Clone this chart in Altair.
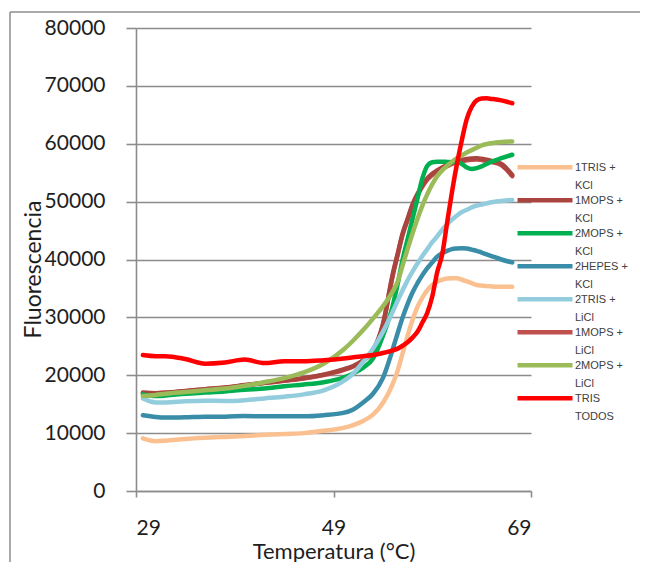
import altair as alt
import pandas as pd

# ---------------- data ----------------
temps = [29.7, 31, 32, 34, 36, 38, 40, 42, 44, 46, 48, 50, 51, 52, 53, 54, 55,
         55.5, 56, 56.5, 57, 57.5, 58, 58.5, 59, 59.5, 60, 60.5, 61, 61.5, 62,
         62.5, 63, 63.5, 64, 64.5, 65, 66, 67.1]

series_names = ["1TRIS + KCl", "1MOPS + KCl", "2MOPS + KCl", "2HEPES + KCl",
                "2TRIS + LiCl", "1MOPS + LiCl", "2MOPS + LiCl", "TRIS TODOS"]
series_colors = ["#FAC090", "#A9443F", "#00B050", "#3A8DA8",
                 "#93CDDD", "#C0504D", "#9BBB59", "#FF0000"]

tris1_kcl = [9100, 8600, 8700, 9000, 9200, 9350, 9500, 9700, 9850, 10000, 10400,
             10900, 11400, 12100, 13200, 15200, 18500, 20800, 23800, 26800, 29500,
             31800, 33400, 34700, 35600, 36200, 36500, 36700, 36750, 36750, 36500,
             36200, 35900, 35600, 35500, 35400, 35350, 35300, 35300]
mops1_kcl = [17000, 16900, 17000, 17300, 17600, 17900, 18300, 18700, 19100, 19500,
             20100, 21000, 21600, 22600, 24300, 28800, 37500, 41000, 44500, 47000,
             49500, 51300, 52800, 54000, 54800, 55400, 55900, 56300, 56700, 57000,
             57200, 57350, 57450, 57500, 57400, 57250, 57050, 56500, 54600]
mops2_kcl = [16700, 16400, 16500, 16800, 17000, 17200, 17500, 17700, 18100, 18400,
             18800, 19600, 20300, 21300, 22900, 26800, 32000, 35800, 40000, 43500,
             47000, 50500, 54000, 56200, 56800, 56900, 56900, 56850, 56800, 56800,
             56500, 55900, 55650, 55800, 56100, 56500, 56900, 57500, 58100]
hepes2_kcl = [13100, 12800, 12700, 12750, 12850, 12850, 12950, 12900, 12900, 12900,
              13100, 13500, 14100, 15300, 16800, 19500, 24500, 27300, 30000, 32300,
              34300, 35900, 37300, 38500, 39500, 40500, 41100, 41500, 41800, 41900,
              41950, 41900, 41700, 41500, 41200, 40900, 40600, 40000, 39500]
tris2_licl = [16000, 15300, 15300, 15500, 15600, 15550, 15700, 16000, 16300, 16700,
              17400, 19000, 20300, 22300, 24600, 27500, 31000, 32900, 34700, 36400,
              37900, 39300, 40600, 41800, 43000, 44000, 45100, 46100, 46900, 47600,
              48200, 48600, 49000, 49300, 49500, 49700, 49900, 50100, 50300]
mops1_licl = [16900, 16850, 16950, 17250, 17550, 17850, 18250, 18650, 19050, 19450,
              20050, 20900, 21500, 22500, 24200, 28600, 37200, 40800, 44300, 46800,
              49300, 51100, 52600, 53800, 54600, 55200, 55700, 56100, 56500, 56800,
              57000, 57150, 57250, 57300, 57200, 57050, 56850, 56300, 54400]
mops2_licl = [16400, 16600, 16800, 17100, 17400, 17700, 18200, 18800, 19500, 20500,
              22000, 24400, 26000, 27800, 29800, 31900, 34500, 36200, 39000, 41800,
              44500, 47000, 49300, 51300, 53000, 54400, 55400, 56200, 56900, 57500,
              58000, 58500, 58900, 59300, 59700, 59950, 60100, 60300, 60400]
tris_todos = [23500, 23300, 23300, 22800, 22000, 22200, 22700, 22100, 22400, 22400,
              22600, 22900, 23100, 23300, 23500, 23850, 24300, 24600, 25100, 25700,
              26500, 27500, 29100, 30800, 33600, 37800, 40800, 46300, 51700, 56500,
              60650, 64300, 66400, 67500, 67800, 67850, 67750, 67500, 67000]

series_values = [tris1_kcl, mops1_kcl, mops2_kcl, hepes2_kcl,
                 tris2_licl, mops1_licl, mops2_licl, tris_todos]

x_ticks = [29, 49, 69]
y_ticks = [0, 10000, 20000, 30000, 40000, 50000, 60000, 70000, 80000]

# drawing order (bottom -> top)
draw_order = [5, 0, 1, 2, 3, 4, 6, 7]

rows = []
for name, vals in zip(series_names, series_values):
    for t, v in zip(temps, vals):
        rows.append({"serie": name, "temp": t, "fluo": v})
df = pd.DataFrame(rows)

GRID = "#8c8c8c"
FONT = "Lato"
TXT = "#1e1e1e"

label_expr = ("indexof(datum.label, '+') >= 0 ? "
              "[slice(datum.label, 0, indexof(datum.label, '+') + 1), "
              "slice(datum.label, indexof(datum.label, '+') + 2)] : "
              "split(datum.label, ' ')")

legend = alt.Legend(
    title=None, orient="none", legendX=379, legendY=135, padding=0,
    symbolType="M-1,-0.14H1", symbolSize=3025, symbolStrokeWidth=4.5,
    clipHeight=16, rowPadding=4, labelFont="Liberation Sans", labelFontSize=11,
    labelColor="#404040", labelOffset=0, labelBaseline="alphabetic",
    labelLimit=200, labelExpr=label_expr,
)

x_enc = alt.X("temp:Q", scale=alt.Scale(domain=[29, 69], nice=False, zero=False),
              axis=alt.Axis(values=x_ticks, title="Temperatura (°C)", grid=False,
                            tickSize=6, labelPadding=20,
                            titleY=67, titleBaseline="alphabetic",
                            labelFontSize=21, titleFontSize=22))
y_enc = alt.Y("fluo:Q", scale=alt.Scale(domain=[0, 80000], nice=False),
              axis=alt.Axis(values=y_ticks, format="d", title="Fluorescencia",
                            grid=True, tickSize=10, labelPadding=21,
                            titleX=-91, titleY=241, titleBaseline="bottom",
                            labelFontSize=21, titleFontSize=23))
color_enc = alt.Color("serie:N", scale=alt.Scale(domain=series_names, range=series_colors),
                      legend=legend)

layers = []
for i in draw_order:
    layers.append(
        alt.Chart(df)
        .transform_filter(alt.datum.serie == series_names[i])
        .mark_line(strokeWidth=4.5, strokeCap="round", strokeJoin="round",
                   interpolate="monotone")
        .encode(x=x_enc, y=y_enc, color=color_enc)
    )

frame_df = pd.DataFrame({"k": [0]})
frame_top = alt.Chart(frame_df).mark_rule(color=GRID, strokeWidth=1.5).encode(
    x=alt.value(-126), x2=alt.value(520), y=alt.value(-16))
frame_left = alt.Chart(frame_df).mark_rule(color=GRID, strokeWidth=1.5).encode(
    x=alt.value(-126), y=alt.value(-16), y2=alt.value(560))

chart = alt.layer(*layers, frame_top, frame_left).properties(
    width=395, height=463,
    padding={"left": 128, "top": 20, "right": 109, "bottom": 71},
    autosize=alt.AutoSizeParams(type="none"),
).configure(
    style={"guide-label": {"lineHeight": 18}}
).configure_view(stroke=None).configure_axis(
    labelFont=FONT, titleFont=FONT, labelColor=TXT, titleColor=TXT,
    titleFontWeight="normal", domainColor=GRID, tickColor=GRID, gridColor=GRID,
    domainWidth=1.6, tickWidth=1.6, gridWidth=1.6,
)

chart.save("out.html", embed_options={"renderer": "svg", "actions": False})
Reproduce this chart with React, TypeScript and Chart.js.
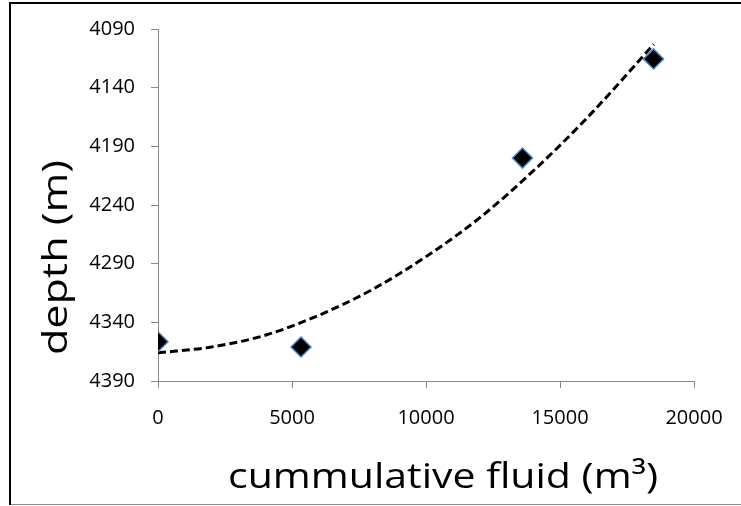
import React, { useEffect, useRef } from "react";
import { Chart, registerables } from "chart.js";

Chart.register(...registerables);

// Measured data points (cumulative fluid in m³, depth in m)
const fluidVolumes = [0, 5336, 13600, 18490];
const depths = [4356.5, 4361, 4200, 4115.5];

// Dashed trend line
const trendFluid = [0, 2000, 4000, 6000, 8000, 10000, 12000, 14000, 16000, 18500];
const trendDepth = [4366, 4361, 4351, 4334, 4312, 4284, 4251, 4211, 4166, 4103];

// Tick labels
const xTicks = [0, 5000, 10000, 15000, 20000];
const yTicks = [4090, 4140, 4190, 4240, 4290, 4340, 4390];

const xTitle = "cummulative fluid (m³)";
const yTitle = "depth (m)";

const AXIS_GRAY = "#868686";
const TICK_FONT = { family: "'Open Sans'", size: 20 };

const framePlugin = {
  id: "frameAndTitles",
  afterDraw(chart: any) {
    const ctx = chart.ctx as CanvasRenderingContext2D;
    ctx.save();
    // outer frame
    ctx.fillStyle = "#000";
    ctx.fillRect(9, 2, 732, 2);
    ctx.fillRect(9, 2, 2, 503);
    ctx.fillStyle = "#8c8c8c";
    ctx.fillRect(11, 504, 730, 1);
    ctx.restore();

    // x title
    ctx.save();
    ctx.font = "35px 'Open Sans'";
    ctx.fillStyle = "#000";
    ctx.textAlign = "center";
    ctx.textBaseline = "alphabetic";
    const wx = ctx.measureText(xTitle).width;
    ctx.translate(443, 488);
    ctx.scale(430 / wx, 1);
    ctx.fillText(xTitle, 0, 0);
    ctx.restore();

    // y title
    ctx.save();
    ctx.font = "35px 'Open Sans'";
    ctx.fillStyle = "#000";
    ctx.textAlign = "center";
    ctx.textBaseline = "alphabetic";
    const wy = ctx.measureText(yTitle).width;
    ctx.translate(66.5, 257.5);
    ctx.rotate(-Math.PI / 2);
    ctx.scale(195 / wy, 1);
    ctx.fillText(yTitle, 0, 0);
    ctx.restore();
  },
};

export default function App() {
  const canvasRef = useRef<HTMLCanvasElement | null>(null);

  useEffect(() => {
    if (!canvasRef.current) return;
    const chart = new Chart(canvasRef.current, {
      type: "scatter",
      data: {
        datasets: [
          {
            label: "data",
            data: fluidVolumes.map((x, i) => ({ x, y: depths[i] })),
            pointStyle: "rectRot",
            pointRadius: 10,
            pointHoverRadius: 10,
            backgroundColor: "#000",
            borderColor: "#4f81bd",
            borderWidth: 1.5,
            showLine: false,
            order: 1,
          },
          {
            label: "trend",
            data: trendFluid.map((x, i) => ({ x, y: trendDepth[i] })),
            showLine: true,
            pointRadius: 0,
            borderColor: "#000",
            borderWidth: 3,
            borderDash: [8, 4],
            cubicInterpolationMode: "monotone",
            fill: false,
            order: 2,
          },
        ],
      },
      options: {
        animation: false,
        responsive: false,
        devicePixelRatio: 1,
        layout: { padding: { left: 0, top: 29, right: 47, bottom: 0 } },
        plugins: {
          legend: { display: false },
          tooltip: { enabled: false },
        },
        scales: {
          x: {
            type: "linear",
            position: "bottom",
            min: 0,
            max: 20000,
            afterBuildTicks: (s: any) => {
              s.ticks = xTicks.map((v) => ({ value: v }));
            },
            afterFit: (s: any) => {
              s.height = 125;
            },
            grid: {
              display: true,
              drawOnChartArea: false,
              drawTicks: true,
              tickLength: 7,
              color: AXIS_GRAY,
            },
            border: { display: true, color: AXIS_GRAY, width: 1 },
            ticks: {
              font: TICK_FONT,
              color: "#000",
              padding: 18,
              maxRotation: 0,
              autoSkip: false,
              callback: (v: any) => String(v),
            },
          },
          y: {
            type: "linear",
            reverse: true,
            min: 4090,
            max: 4390,
            afterBuildTicks: (s: any) => {
              s.ticks = yTicks.map((v) => ({ value: v }));
            },
            afterFit: (s: any) => {
              s.width = 158;
            },
            grid: {
              display: true,
              drawOnChartArea: false,
              drawTicks: true,
              tickLength: 7,
              color: AXIS_GRAY,
            },
            border: { display: true, color: AXIS_GRAY, width: 1 },
            ticks: {
              font: TICK_FONT,
              color: "#000",
              padding: 16,
              autoSkip: false,
              callback: (v: any) => String(v),
            },
          },
        },
      },
      plugins: [framePlugin],
    });
    return () => chart.destroy();
  }, []);

  return (
    <div style={{ position: "fixed", left: 0, top: 0, width: 741, height: 506, background: "#fff" }}>
      <canvas ref={canvasRef} width={741} height={506} style={{ display: "block", width: 741, height: 506 }} />
    </div>
  );
}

▶ [Work required]:
Extract the lines exactly, please: the first line of the listing, the line with "import pandas as pd", and every line between them, but no pictures.

▶ [Output below]:
Clone this chart in Altair.
import altair as alt
import pandas as pd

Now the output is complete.